Keith Heckendorf

Current position
- Title: Quarterbacks coach
- Team: Iowa State
- Conference: Big 12

Biographical details
- Born: April 23, 1981 (age 44) Mosinee, Wisconsin, U.S.

Playing career
- 2000–2003: St. Cloud State
- Position: Quarterback

Coaching career (HC unless noted)
- 2004: Mosinee HS (WI) (assistant)
- 2005: Nebraska (OQC)
- 2006–2007: Nebraska (GA)
- 2008–2010: Western Carolina (OC/QB)
- 2011–2013: North Carolina (player development)
- 2014: Arkansas State (TE/RC)
- 2014–2015: North Carolina (QB/RC)
- 2016–2018: North Carolina (QB/PGC)
- 2019–2020: Arkansas State (AHC/OC/QB)
- 2021–2025: Arkansas State (OC/QB)
- 2026–present: Iowa State (QB)

= Keith Heckendorf =

American football player and coach (born 1981)

Keith Heckendorf (born April 23, 1981) is an American football coach who is currently the quarterbacks coach at Iowa State University. He was previously the offensive coordinator and quarterbacks coach at Arkansas State University as well as the quarterbacks coach and pass game coordinator at the University of North Carolina at Chapel Hill.

== Playing career ==
Heckendorf played quarterback at St. Cloud State from 2000 to 2003. At St. Cloud, he set program records for career passing yards, career touchdowns, and career pass completions. He was also a three-time Harlon Hill Trophy finalist (the D-II equivalent of the Heisman Trophy), and an All-American. He was also a National Football Foundation Scholar athlete in 2003, and was inducted into the school's hall of fame in 2017.

== Coaching career ==
After his playing career concluded, Heckendorf was an assistant at his high school alma mater Mosinee High School in Mosinee, Wisconsin before spending time at Nebraska as a quality control coach and graduate assistant. He also had a stint at Western Carolina from 2008 to 2010 as their offensive coordinator.
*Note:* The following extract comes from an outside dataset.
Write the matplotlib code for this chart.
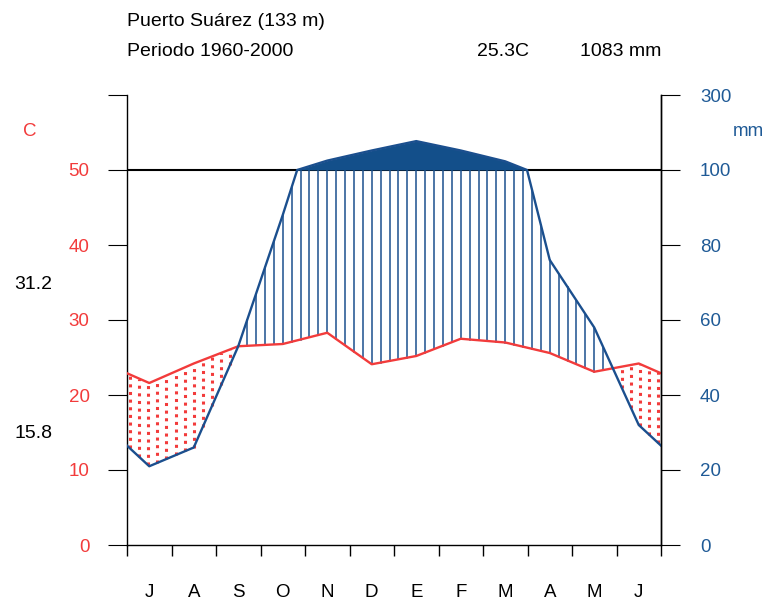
import numpy as np
import matplotlib
matplotlib.use('Agg')
import matplotlib.pyplot as plt

plt.rcParams['font.family'] = ['Liberation Sans', 'DejaVu Sans']

months = ['J', 'A', 'S', 'O', 'N', 'D', 'E', 'F', 'M', 'A', 'M', 'J']
temp = [21.6, 24.2, 26.5, 26.8, 28.3, 24.1, 25.2, 27.5, 27.0, 25.6, 23.1, 24.2]
prec = [21, 26, 53, 88, 125, 152, 177, 152, 123, 76, 58, 32]
left_ticks = [0, 10, 20, 30, 40, 50, 60]
left_labels = ['0', '10', '20', '30', '40', '50', '']
right_labels = ['0', '20', '40', '60', '80', '100', '300']
station = 'Puerto Suárez (133 m)'
period = 'Periodo 1960-2000'
mean_t = '25.3C'
total_p = '1083 mm'
tmax_abs = '31.2'
tmin_abs = '15.8'

RED = '#f23b3b'
BLUE = '#1b4f8e'
DARK = '#134f8a'
LBLUE = '#1f5a96'

t = np.array(temp, float)
p = np.array(prec, float)
x = np.concatenate([[0], np.arange(12) + 0.5, [12]])
tx = np.concatenate([[(t[0] + t[-1]) / 2], t, [(t[0] + t[-1]) / 2]])
px = np.concatenate([[(p[0] + p[-1]) / 2], p, [(p[0] + p[-1]) / 2]])

# insert crossings at 100 mm (interpolated on real values)
xs = [x[0]]
ps = [px[0]]
for i in range(len(x) - 1):
    a, b = px[i], px[i + 1]
    if (a - 100) * (b - 100) < 0:
        f = (100 - a) / (b - a)
        xs.append(x[i] + f * (x[i + 1] - x[i]))
        ps.append(100.0)
    xs.append(x[i + 1])
    ps.append(b)
xs = np.array(xs)
ps = np.array(ps)
disp = np.where(ps > 100, 100 + (ps - 100) * 0.1, ps) / 2.0  # in temperature units

fig = plt.figure(figsize=(7.74, 6), dpi=100)
ax = fig.add_axes([127 / 774, 55 / 600, 534 / 774, 450 / 600])
ax.set_xlim(0, 12)
ax.set_ylim(0, 60)

# wet hatching
for xv in np.arange(0.1, 12, 0.2):
    tv = np.interp(xv, x, tx)
    pv = np.interp(xv, xs, disp)
    if pv > tv:
        ax.plot([xv, xv], [tv, min(pv, 50)], color=BLUE, lw=1.1, zorder=2)
# dry dotting
for xv in np.arange(0.067, 12, 0.2047):
    tv = np.interp(xv, x, tx)
    pv = np.interp(xv, xs, disp)
    if pv < tv:
        ax.plot([xv, xv], [pv, tv], color=RED, lw=2.2, linestyle=(0, (1.0, 1.5)), zorder=2)

ax.axhline(50, color='black', lw=1.5, zorder=1)
ax.fill_between(xs, 50, disp, where=disp >= 50, color=DARK, interpolate=True, lw=0, zorder=3)
ax.plot(x, tx, color=RED, lw=1.7, zorder=4)
ax.plot(xs, disp, color=BLUE, lw=1.7, zorder=5)

ax.spines['top'].set_visible(False)
for s in ['left', 'right', 'bottom']:
    ax.spines[s].set_linewidth(1.0)

ax.set_yticks(left_ticks)
ax.set_yticklabels(left_labels)
ax.tick_params(axis='y', direction='out', length=14, width=0.8, pad=13,
               labelcolor=RED, labelsize=13.5)

ax.set_xticks(np.arange(0, 13))
ax.set_xticklabels([])
ax.set_xticks(np.arange(12) + 0.5, minor=True)
ax.set_xticklabels(months, minor=True)
ax.tick_params(axis='x', which='major', direction='out', length=8, width=1.0)
ax.tick_params(axis='x', which='minor', length=0, pad=28, labelsize=13.5)

ax2 = ax.twinx()
ax2.set_ylim(0, 60)
ax2.set_yticks(left_ticks)
ax2.set_yticklabels(right_labels)
ax2.tick_params(axis='y', direction='out', length=14, width=0.8, pad=14,
                labelcolor=LBLUE, labelsize=13.5)
ax2.spines['top'].set_visible(False)
ax2.spines['left'].set_visible(False)
ax2.spines['bottom'].set_visible(False)
ax2.spines['right'].set_linewidth(1.0)

fs = 14
fig.text(127 / 774, 1 - 21 / 600, station, fontsize=fs, va='center', ha='left')
fig.text(127 / 774, 1 - 51 / 600, period, fontsize=fs, va='center', ha='left')
fig.text(477 / 774, 1 - 51 / 600, mean_t, fontsize=fs, va='center', ha='left')
fig.text(580 / 774, 1 - 51 / 600, total_p, fontsize=fs, va='center', ha='left')
fig.text(30 / 774, 1 - 132 / 600, 'C', fontsize=13.5, color=RED, va='center', ha='center')
fig.text(748 / 774, 1 - 132 / 600, 'mm', fontsize=13.5, color=LBLUE, va='center', ha='center')
fig.text(33 / 774, 1 - 284 / 600, tmax_abs, fontsize=14, va='center', ha='center')
fig.text(33 / 774, 1 - 434 / 600, tmin_abs, fontsize=14, va='center', ha='center')

fig.savefig('out.png', dpi=100)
Heckendorf was hired in a player development position at North Carolina in 2011. He was promoted to quarterbacks coach and recruiting coordinator in 2014. At UNC, he was the position coach for Mitchell Trubisky, who rose from a backup quarterback to the No. 2 overall pick of the 2017 NFL draft over the span of a year.

=== Arkansas State ===
Heckendorf was named the offensive coordinator and quarterbacks coach at Arkansas State in 2019. He spent time as their tight ends coach and recruiting coordinator for about a month before he was re-hired as the quarterbacks coach at North Carolina. Heckendorf was named a nominee for the Broyles Award in 2019, an award given to the top assistant coach in college football. On December 10, 2020, after head coach Blake Anderson left to take the same job at Utah State, Heckendorf was named interim head coach for the Red Wolves.

After initially being replaced by Major Applewhite and A. J. Milwee, Heckendorf was retained as offensive coordinator by newly hired Arkansas State head coach Butch Jones.